— start Data segment —
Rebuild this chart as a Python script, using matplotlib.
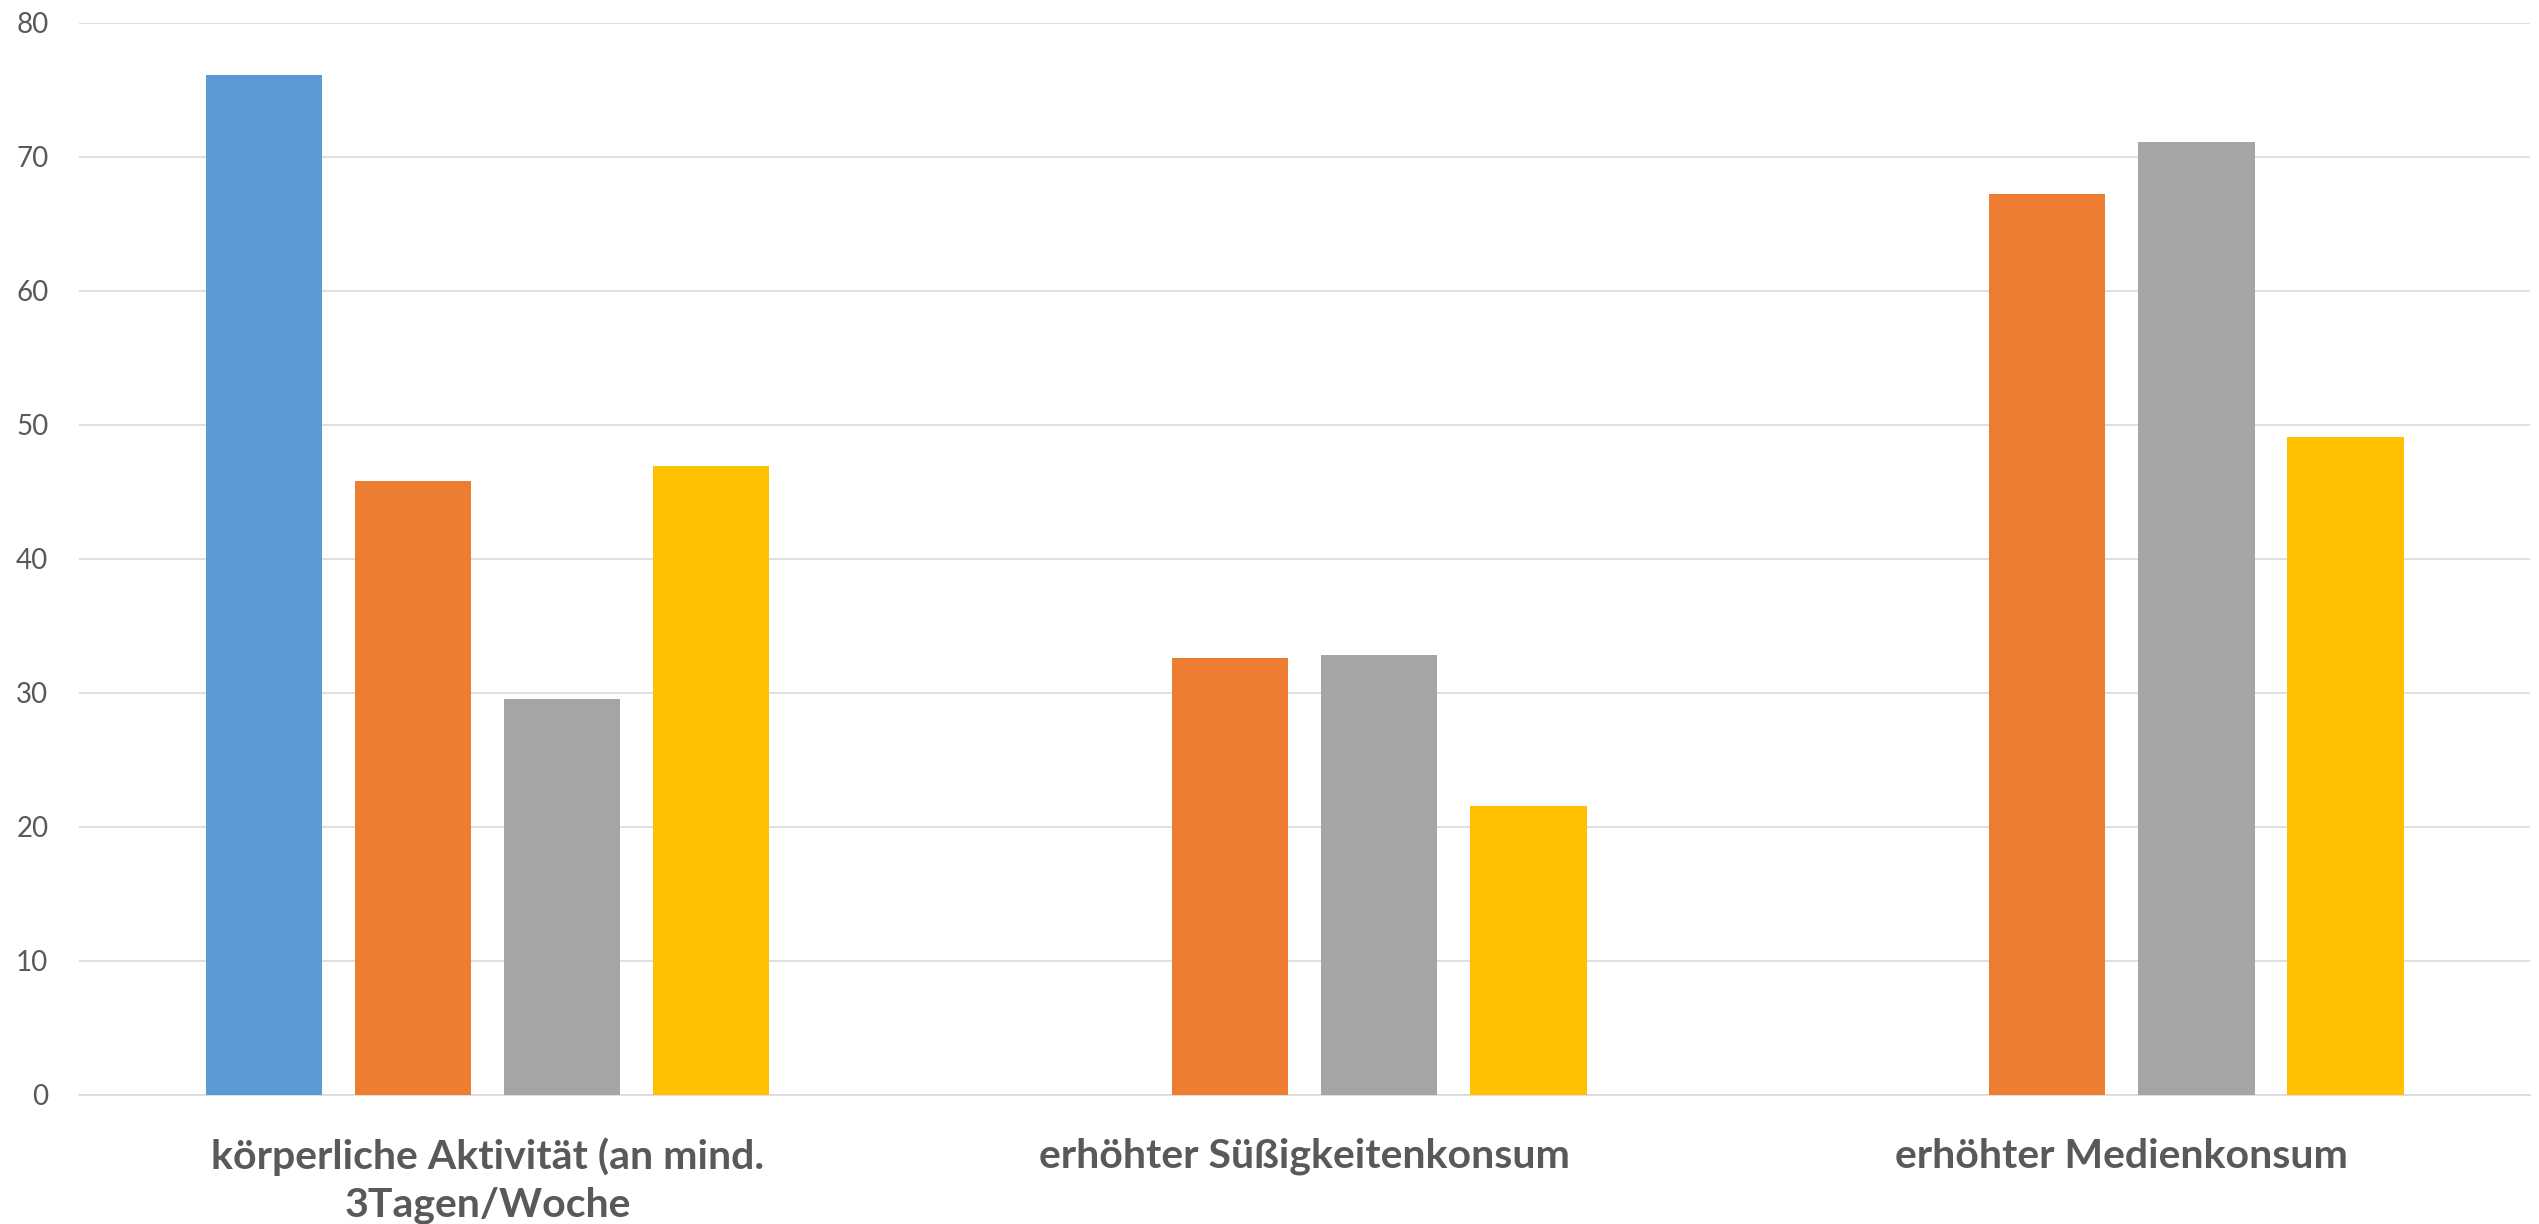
import numpy as np
import matplotlib
matplotlib.use("Agg")
import matplotlib.pyplot as plt

# values
categories = [
    "körperliche Aktivität (an mind.\n3Tagen/Woche",
    "erhöhter Süßigkeitenkonsum",
    "erhöhter Medienkonsum",
]
series_blue = [76.1, np.nan, np.nan]
series_orange = [45.8, 32.6, 67.2]
series_gray = [29.5, 32.8, 71.1]
series_yellow = [46.9, 21.5, 49.1]
y_ticks = [0, 10, 20, 30, 40, 50, 60, 70, 80]

COLORS = ["#5B9BD5", "#ED7D31", "#A5A5A5", "#FFC000"]
TEXT = "#595959"
GRID = "#D9D9D9"

plt.rcParams["font.family"] = ["Lato", "DejaVu Sans"]

fig = plt.figure(figsize=(25.39, 12.24), dpi=100)
ax = fig.add_axes([0.0311, 0.1058, 0.9654, 0.8757])

x = np.arange(len(categories))
slot = 0.1824
width = 0.143
all_series = [series_blue, series_orange, series_gray, series_yellow]
for i, (vals, col) in enumerate(zip(all_series, COLORS)):
    ax.bar(x + (i - 1.5) * slot, vals, width=width, color=col, zorder=3)

ax.set_xlim(-0.5, len(categories) - 0.5)
ax.set_ylim(0, 80)
ax.set_yticks(y_ticks)
ax.set_yticklabels([str(t) for t in y_ticks], fontsize=20, color=TEXT)
ax.set_xticks(x)
ax.set_xticklabels(categories, fontsize=29.5, fontweight="bold", color=TEXT,
                   linespacing=1.35)
ax.tick_params(axis="y", length=0, pad=22)
ax.tick_params(axis="x", length=0, pad=31)

ax.grid(True, axis="y", color=GRID, linewidth=1.2, zorder=0)
for s in ("top", "right", "left"):
    ax.spines[s].set_visible(False)
ax.spines["bottom"].set_color(GRID)
ax.spines["bottom"].set_linewidth(1.2)

fig.savefig("out.png", dpi=100, facecolor="white")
— end Data segment —
Given exercise: Except for the pictures, print the data above exactly.

Output below:
Rebuild this chart as a Python script, using matplotlib.
import numpy as np
import matplotlib
matplotlib.use("Agg")
import matplotlib.pyplot as plt

# values
categories = [
    "körperliche Aktivität (an mind.\n3Tagen/Woche",
    "erhöhter Süßigkeitenkonsum",
    "erhöhter Medienkonsum",
]
series_blue = [76.1, np.nan, np.nan]
series_orange = [45.8, 32.6, 67.2]
series_gray = [29.5, 32.8, 71.1]
series_yellow = [46.9, 21.5, 49.1]
y_ticks = [0, 10, 20, 30, 40, 50, 60, 70, 80]

COLORS = ["#5B9BD5", "#ED7D31", "#A5A5A5", "#FFC000"]
TEXT = "#595959"
GRID = "#D9D9D9"

plt.rcParams["font.family"] = ["Lato", "DejaVu Sans"]

fig = plt.figure(figsize=(25.39, 12.24), dpi=100)
ax = fig.add_axes([0.0311, 0.1058, 0.9654, 0.8757])

x = np.arange(len(categories))
slot = 0.1824
width = 0.143
all_series = [series_blue, series_orange, series_gray, series_yellow]
for i, (vals, col) in enumerate(zip(all_series, COLORS)):
    ax.bar(x + (i - 1.5) * slot, vals, width=width, color=col, zorder=3)

ax.set_xlim(-0.5, len(categories) - 0.5)
ax.set_ylim(0, 80)
ax.set_yticks(y_ticks)
ax.set_yticklabels([str(t) for t in y_ticks], fontsize=20, color=TEXT)
ax.set_xticks(x)
ax.set_xticklabels(categories, fontsize=29.5, fontweight="bold", color=TEXT,
                   linespacing=1.35)
ax.tick_params(axis="y", length=0, pad=22)
ax.tick_params(axis="x", length=0, pad=31)

ax.grid(True, axis="y", color=GRID, linewidth=1.2, zorder=0)
for s in ("top", "right", "left"):
    ax.spines[s].set_visible(False)
ax.spines["bottom"].set_color(GRID)
ax.spines["bottom"].set_linewidth(1.2)

fig.savefig("out.png", dpi=100, facecolor="white")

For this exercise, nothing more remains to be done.